Après sept ans à Los Angeles, John Maus part ensuite à Hawaï où il étudie la philosophie et les sciences politiques. Et on est certain, à l’écoute de ses albums, qu’il était un surfer surdoué. Sur la cold-wave. “Je partage la même voix de baryton que Ian Curtis, mais il ne peut pas être une influence. Je n’ai connu Joy Division et leur producteur, Martin Hannett, que lorsque mes premiers albums étaient déjà sortis. Ce qui nous rapproche, tous les deux, c’est notre chant qui ressuscite Jim Morrison.”
Au printemps prochain, John Maus regroupera huit albums sous la forme d’un coffret, remontant ainsi jusqu’en 2006. On y retrouve notamment le génial et toujours influent We Must Become the Pitiless Censors of Ourselves de 2011. Ce coffret, l’Américain le considère à demi-mot comme un testament : un état des lieux avant une prochaine vie, sans doute dans l’enseignement ou dans les musiques de films. “Je ne veux jamais simuler la jeunesse, l’audace, devenir une caricature.”
En attendant cette retraite à moins de 40 ans, cette replongée dans ses chansons l’a laissé perplexe. “Cette musique, qui était méprisée il y a dix ans, nourrit aujourd’hui les charts mondiaux. C’est une musique née, à la base, de contraintes techniques et économiques : lo-fi par la force des choses. Mais des usines à tubes, notamment suédoises, ont ouvert de véritables laboratoires d’écoute où ils analysent tout ce qui sort, en extraient des sons inédits – notamment des atmosphères modales –, les détournent et les injectent sur des beats (suit une longue et brillante démonstration de musicologie – ndlr)… Grâce à ça, un type comme Max Martin peut s’enorgueillir d’avoir signé, derrière Britney Spears ou Katy Perry, plus de tubes que les Beatles et Elvis réunis.”
Un album fait main
On ignore si le nouvel album de Maus est en cours de dissection dans un labo suédois, mais on peut déjà affirmer que Screen Memories est ce qu’on appelle un beau ténébreux. Un album qui ne fera pas taper dans les mains, mais pas non plus taper la tête contre les murs. Le spleen se porte avec élégance, décontraction chez l’Américain : ce n’est pas une camisole de force. Mais il ne viendra pas à vous, ou alors uniquement par bonne éducation, comme sur ce Walls of Silence qui brise la glace d’un album plutôt alors renfrogné, distant. Un album littéralement fait main, “laborieusement, à l’ancienne, avec un cahier et un crayon”, dans sa grange du Minnesota : l’Américain, perceuse, tournevis et fer à souder en main, a construit lui-même les synthétiseurs pour échapper à l’uniformisation des banques de données digitales.

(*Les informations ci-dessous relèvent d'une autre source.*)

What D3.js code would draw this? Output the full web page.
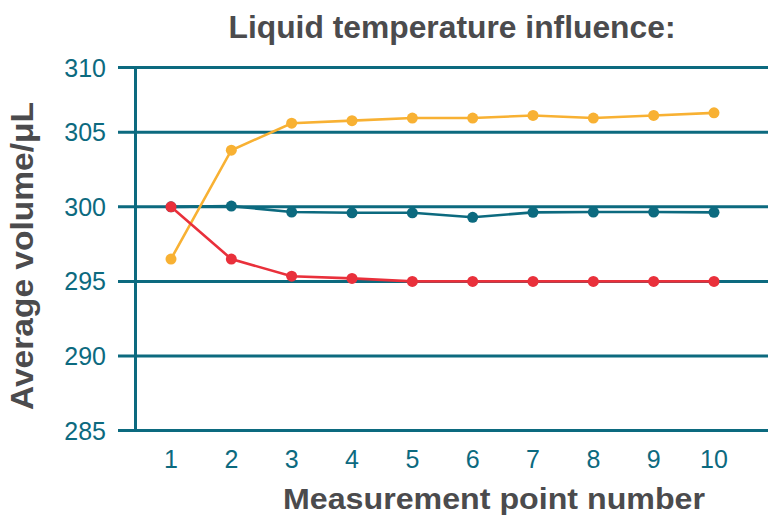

On sait que John Maus avait emprunté le titre de son précédent album à une phrase du philosophe Alain Badiou : “Nous devons être, impitoyablement, nos propres censeurs.” On lui demande à quoi fait référence le titre du nouveau.
“Screen Memories, en psychologie, c’est un mécanisme d’autodéfense qui consiste à remplacer une expérience par une autre. Par exemple, votre oncle se livre sur vous à des attouchements. Mais pour repousser le traumatisme, vous vous souvenez uniquement de lui en train de vous payer une glace.” Il y a des questions, même simples, qu’on ne devrait jamais poser.
John Maus sera en Concert le 28 octobre à Nantes, le 6 novembre à Paris (Maroquinerie) et le 7 à Strasbourg.